In connection with the sale of the New Notes, the Company entered into a registration rights agreement, dated as of August 17, 2020 (the "Registration Rights Agreement"), with BofA Securities, Inc. and J.P. Morgan Securities LLC, as lead dealer managers, and BNP Paribas Securities Corp., Deutsche Bank Securities Inc., RBC Capital Markets, LLC, Blaylock Van, LLC and Siebert Williams Shank & Co., LLC, as co-dealer managers. Pursuant to the Registration Rights Agreement, the Company has agreed to use its reasonable efforts to file a registration statement with respect to an offer to exchange the New Notes for a new issue of substantially identical notes registered under the Securities Act of 1933, as amended (the "Securities Act"), within 180 days after August 17, 2020, the initial issue date of the New Notes (the "Issue Date"). The Company has also agreed to use its reasonable efforts to cause the registration statement to be declared effective within 270 days after the Issue Date and to use its reasonable efforts to consummate the exchange offer within 310 days after the Issue Date. The Company may be required to provide a shelf registration statement to cover resales of the New Notes under certain circumstances. If the Company fails to satisfy these obligations, it may be required to pay holders of the New Notes additional amounts. A copy of the Registration Rights Agreement is attached hereto as Exhibit 4.3 and is incorporated herein by reference.
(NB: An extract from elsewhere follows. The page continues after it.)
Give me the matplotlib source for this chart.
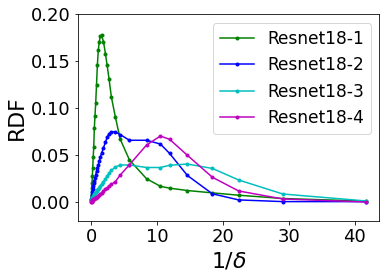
import matplotlib
matplotlib.use("Agg")
import matplotlib.pyplot as plt

x = [0.0, 0.03, 0.07, 0.11, 0.16, 0.22, 0.29, 0.37, 0.46, 0.56, 0.67, 0.79, 0.92,
     1.06, 1.21, 1.37, 1.55, 1.85, 2.15, 2.4, 2.7, 3.05, 3.65, 4.4, 5.8, 8.4,
     10.5, 11.9, 14.6, 18.4, 22.4, 29.1, 41.7]

resnet18_1 = [0.003, 0.008, 0.015, 0.021, 0.028, 0.037, 0.048, 0.059, 0.079, 0.092,
              0.106, 0.125, 0.146, 0.162, 0.171, 0.177, 0.178, 0.171, 0.158, 0.146,
              0.131, 0.112, 0.091, 0.067, 0.045, 0.025, 0.017, 0.015, 0.0125, 0.010,
              0.0075, 0.004, 0.0012]
resnet18_2 = [0.002, 0.004, 0.006, 0.008, 0.011, 0.014, 0.017, 0.020, 0.023, 0.026,
              0.029, 0.033, 0.036, 0.040, 0.044, 0.048, 0.052, 0.058, 0.064, 0.069,
              0.073, 0.075, 0.075, 0.072, 0.066, 0.066, 0.062, 0.052, 0.0285, 0.009,
              0.0025, 0.0007, 0.0007]
resnet18_3 = [0.001, 0.002, 0.003, 0.004, 0.005, 0.006, 0.007, 0.008, 0.009, 0.010,
              0.011, 0.012, 0.013, 0.014, 0.015, 0.017, 0.019, 0.022, 0.025, 0.028,
              0.031, 0.034, 0.0375, 0.0397, 0.0397, 0.037, 0.037, 0.0394, 0.0407,
              0.036, 0.0237, 0.0088, 0.0014]
resnet18_4 = [0.000, 0.0005, 0.001, 0.0015, 0.002, 0.0025, 0.003, 0.0035, 0.004,
              0.0045, 0.005, 0.0055, 0.006, 0.007, 0.008, 0.009, 0.010, 0.012, 0.014,
              0.015, 0.017, 0.019, 0.022, 0.029, 0.040, 0.061, 0.0705, 0.067, 0.050,
              0.0266, 0.012, 0.0035, 0.0003]

series = [("Resnet18-1", resnet18_1, "g"),
          ("Resnet18-2", resnet18_2, "b"),
          ("Resnet18-3", resnet18_3, "c"),
          ("Resnet18-4", resnet18_4, "m")]

yticks = [0.00, 0.05, 0.10, 0.15, 0.20]
xticks = [0, 10, 20, 30, 40]

fig = plt.figure(figsize=(386 / 72, 277 / 72), dpi=72)
ax = fig.add_axes([0.201, 0.202, 0.782, 0.746])
for name, vals, col in series:
    ax.plot(x, vals, color=col, marker=".", markersize=6, linewidth=1.5, label=name)

ax.set_ylim(-0.02, 0.20)
ax.set_yticks(yticks)
ax.set_xticks(xticks)
ax.tick_params(labelsize=18)
ax.set_ylabel("RDF", fontsize=22)
ax.set_xlabel(r"1/$\delta$", fontsize=22)
ax.legend(loc="upper right", fontsize=17)
fig.savefig("out.png", dpi=72)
The New Notes have not been registered under the Securities Act and may not be offered or sold in the United States absent registration or an applicable exemption from registration requirements. This current report on Form 8-K does not constitute an offer to sell, or a solicitation of an offer to buy, any security and shall not constitute an offer, solicitation or sale in any jurisdiction in which such offering would be unlawful.